I have been wanting to read this book ever since I started my astronaut obsession last year (see http://amyreads.blogspot.com/2007/07/man-on-moon.html

This book is about the 7 original Mercury astronauts plus pre space pioneers like Chuck Yeager. After learning more about the space program last year, I wondered why Chuck Yeager didn't become an astronaut and this book answered the question for me. Very interesting on the public and private views of America's first astronauts. Another book that I will have the see the movie soon.

Five Children and It Movie

I read Five Children and It a few months ago (see http://amyreads.blogspot.com/2008/04/five-children-and-it.html) and decided to get the movie through Netflix. I saw that they were 2 versions; a BBC version from 1997 and a 2004 movie version. Kenneth Branaugh is in the 2004 version (I love him!) but it looked like the 1997 version was more like the book.

The BBC version is done in a series of episodes (6, I think) with a wish per episode. It was very true to the book with just a few minor changes. I enjoyed seeing the film version of the book.

Thursday, May 01, 2008

The Saturdays





























I have heard so much about this series. I realized I had the last 3 books in the series and not the first and it took me a while to get the first one. I don't like this cover I found (not the one I have) because it makes the books look like a younger child's series.
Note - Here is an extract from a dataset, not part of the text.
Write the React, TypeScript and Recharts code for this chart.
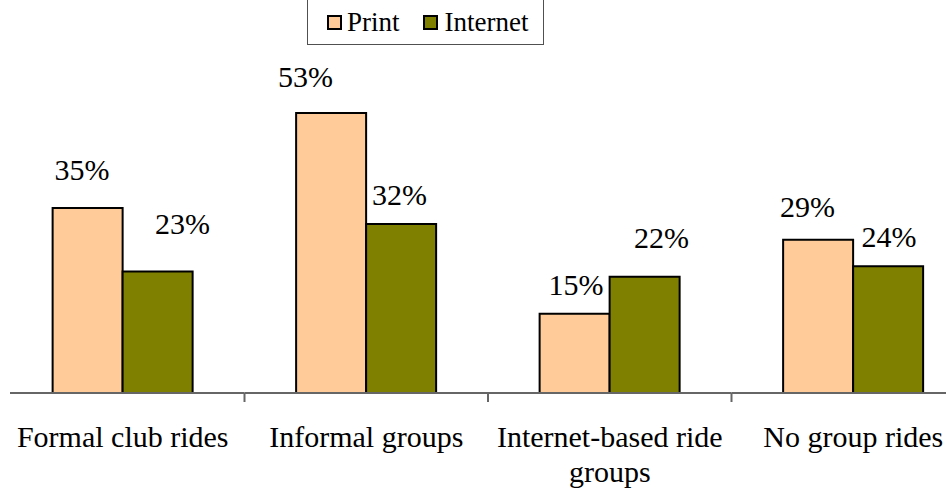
import React from 'react';
import { BarChart, Bar, XAxis, YAxis, LabelList, Legend } from 'recharts';

// Share of riders by group-ride type, split by how they found the ride info
const categories = ['Formal club rides', 'Informal groups', 'Internet-based ride groups', 'No group rides'];
const printShare = [35, 53, 15, 29];
const internetShare = [23, 32, 22, 24];
const seriesNames = ['Print', 'Internet'];

const data = categories.map((name, i) => ({
  name,
  Print: printShare[i],
  Internet: internetShare[i],
}));

const SERIF = '"Liberation Serif", "Times New Roman", Times, "DejaVu Serif", "Noto Serif", serif';
const COLORS: Record<string, string> = { Print: '#FFCC99', Internet: '#808000' };
const AXIS_GREY = '#666666';

const CHART_W = 980;
const CHART_H = 489;
const MARGIN = { top: 76, right: 5, bottom: 0, left: 1 };
const PLOT_W = CHART_W - MARGIN.left - MARGIN.right;
const BAND = PLOT_W / categories.length;
const AXIS_START_X = 10;
const LABEL_MAX_W = 236;

// Hand-placed data labels: [horizontal shift from bar centre, baseline gap above bar top]
const labelOffsets: Record<string, [number, number][]> = {
  Print: [[-5.5, 28], [-25.5, 26], [1.5, 19], [-10.5, 23]],
  Internet: [[25, 37], [-1.5, 19], [17, 29], [1, 19]],
};

// Greedy word wrap measured with a canvas in the label font
let measureCtx: CanvasRenderingContext2D | null = null;
const wrapWords = (label: string, maxW: number, font: string): string[] => {
  if (!measureCtx) measureCtx = document.createElement('canvas').getContext('2d');
  const ctx = measureCtx;
  if (!ctx) return [label];
  ctx.font = font;
  const lines: string[] = [];
  let cur = '';
  label.split(' ').forEach((w) => {
    const next = cur ? `${cur} ${w}` : w;
    if (cur && ctx.measureText(next).width > maxW) {
      lines.push(cur);
      cur = w;
    } else {
      cur = next;
    }
  });
  if (cur) lines.push(cur);
  return lines;
};

const makeValueLabel = (series: string) => (props: any) => {
  const { x, y, width, value, index } = props;
  const idx = typeof index === 'number' ? index : (series === 'Print' ? printShare : internetShare).indexOf(value);
  const [dx, gap] = labelOffsets[series][idx] || [0, 19];
  return (
    <text
      x={Number(x) + Number(width) / 2 + dx}
      y={Number(y) - gap}
      textAnchor="middle"
      fill="#000"
      style={{ fontSize: 30, fontFamily: SERIF }}
    >
      {`${value}%`}
    </text>
  );
};

// Category label, the axis segment under its band and the separator tick at the band's right edge
const CategoryTick = (props: any) => {
  const { x, y, payload, index } = props;
  const left = index === 0 ? AXIS_START_X : x - BAND / 2;
  const edge = x + BAND / 2;
  const lines = wrapWords(String(payload.value), LABEL_MAX_W, `30px ${SERIF}`);
  return (
    <g>
      <line x1={left} y1={y} x2={edge} y2={y} stroke={AXIS_GREY} strokeWidth={2} />
      <line x1={edge} y1={y} x2={edge} y2={y + 9} stroke={AXIS_GREY} strokeWidth={2} />
      <text x={x} y={y + 54} textAnchor="middle" fill="#000" style={{ fontSize: 30, fontFamily: SERIF }}>
        {lines.map((ln, i) => (
          <tspan key={i} x={x} dy={i === 0 ? 0 : 35}>
            {ln}
          </tspan>
        ))}
      </text>
    </g>
  );
};

const LegendBox = () => (
  <div
    style={{
      boxSizing: 'border-box',
      width: 237,
      height: 51,
      border: '1.5px solid #505050',
      display: 'flex',
      alignItems: 'center',
      paddingLeft: 19,
      paddingTop: 6,
      fontFamily: SERIF,
      fontSize: 27,
      color: '#000',
      background: '#fff',
    }}
  >
    {seriesNames.map((s, i) => (
      <div key={s} style={{ display: 'flex', alignItems: 'center', marginRight: i === 0 ? 23 : 0 }}>
        <span
          style={{
            display: 'inline-block',
            boxSizing: 'border-box',
            width: 15,
            height: 15,
            background: COLORS[s],
            border: '2px solid #000',
            marginRight: i === 0 ? 5 : 7,
          }}
        />
        <span style={{ lineHeight: '27px' }}>{s}</span>
      </div>
    ))}
  </div>
);

export default function App() {
  return (
    <div
      style={{
        position: 'absolute',
        left: 0,
        top: 0,
        width: 946,
        height: 489,
        overflow: 'hidden',
        background: '#fff',
      }}
    >
      <BarChart
        width={CHART_W}
        height={CHART_H}
        data={data}
        margin={MARGIN}
        barCategoryGap="21.2%"
        barGap={0}
      >
        <XAxis
          dataKey="name"
          height={96}
          interval={0}
          tickSize={0}
          tickMargin={0}
          tickLine={false}
          axisLine={false}
          tick={<CategoryTick />}
        />
        <YAxis hide domain={[0, 60]} />
        <Legend
          layout="horizontal"
          verticalAlign="middle"
          align="center"
          content={<LegendBox />}
          wrapperStyle={{ left: 307, top: -6, width: 237, height: 51 }}
        />
        {seriesNames.map((s) => (
          <Bar
            key={s}
            dataKey={s}
            name={s}
            fill={COLORS[s]}
            stroke="#000"
            strokeWidth={2}
            isAnimationActive={false}
          >
            <LabelList dataKey={s} content={makeValueLabel(s)} />
          </Bar>
        ))}
      </BarChart>
    </div>
  );
}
They are young adult, though. The Melendy sibiling live in New York City in the 1940s and the Melendy books are about their various adventures. The first book was good, not my favorite YA series but still very pleasant.

The Mennyms Alive




















The last book in the Mennyms series. I've enjoyed the series and the book ended perfectly with just the right amount of sense of closure and wondering. A great series for anyone.

Party Princess






























The seventh book in the Princess Diaries series. Wow, this series seems to go on forever. The books are funny and always full of Mia's dilemmas with trying to live a normal life and that of a princess. Sometimes the pop culture references are over the top and I can't believe the things that Mia does but the overall the books are fun.

Heads or Tails





























I read the first book in this series a few months ago. Each book is about Jack in a different year at school. His family moves around a lot so each year is pretty much in a different place. Jack seems like such a typical boy and his adventures are hilarious.

Water for Elephants


























My bunco club has decided to start a book club and discuss a book every month before bunco. So this was the book picked this month. I have heard about it through various book groups but didn't really have a desire to read it. I know I wouldn't have read it otherwises. It was ok, but not really my type of book. The part that interested me the most was the historical context and how some smaller circuses were run in the Depression era.

The Romanovs




















In my 11th grade World Cultures class, we could read the book Nicholas and Alexandra by Robert Massie, take a test on the book and get our grade up one letter. Even back then, I never passed up a chance to read anything and I was enjoying our unit on Russian history. I got the book out of the library and read all 700 some pages and enjoyed most of it. The Romanov history is fascinating from the time Nicholas became tsar to their execution.
This book is about how they found the family's remain, the various testing to prove it was them, along with those claiming to be Anastasia and Alexis. It's very interesting who got involved and what happened. The book was written in the 90s and everything was not settled yet.
Funny enough, I read an article today from the L.A. Times that officials have found remains of Marie and Alexis, the two missing family members (Anastasia was not a missing one)

I am always so behind

I should really write up about the book as soon as I read it. But I tend to wait until the end of the month and write them all at once. I am going to try to be better about it from now on.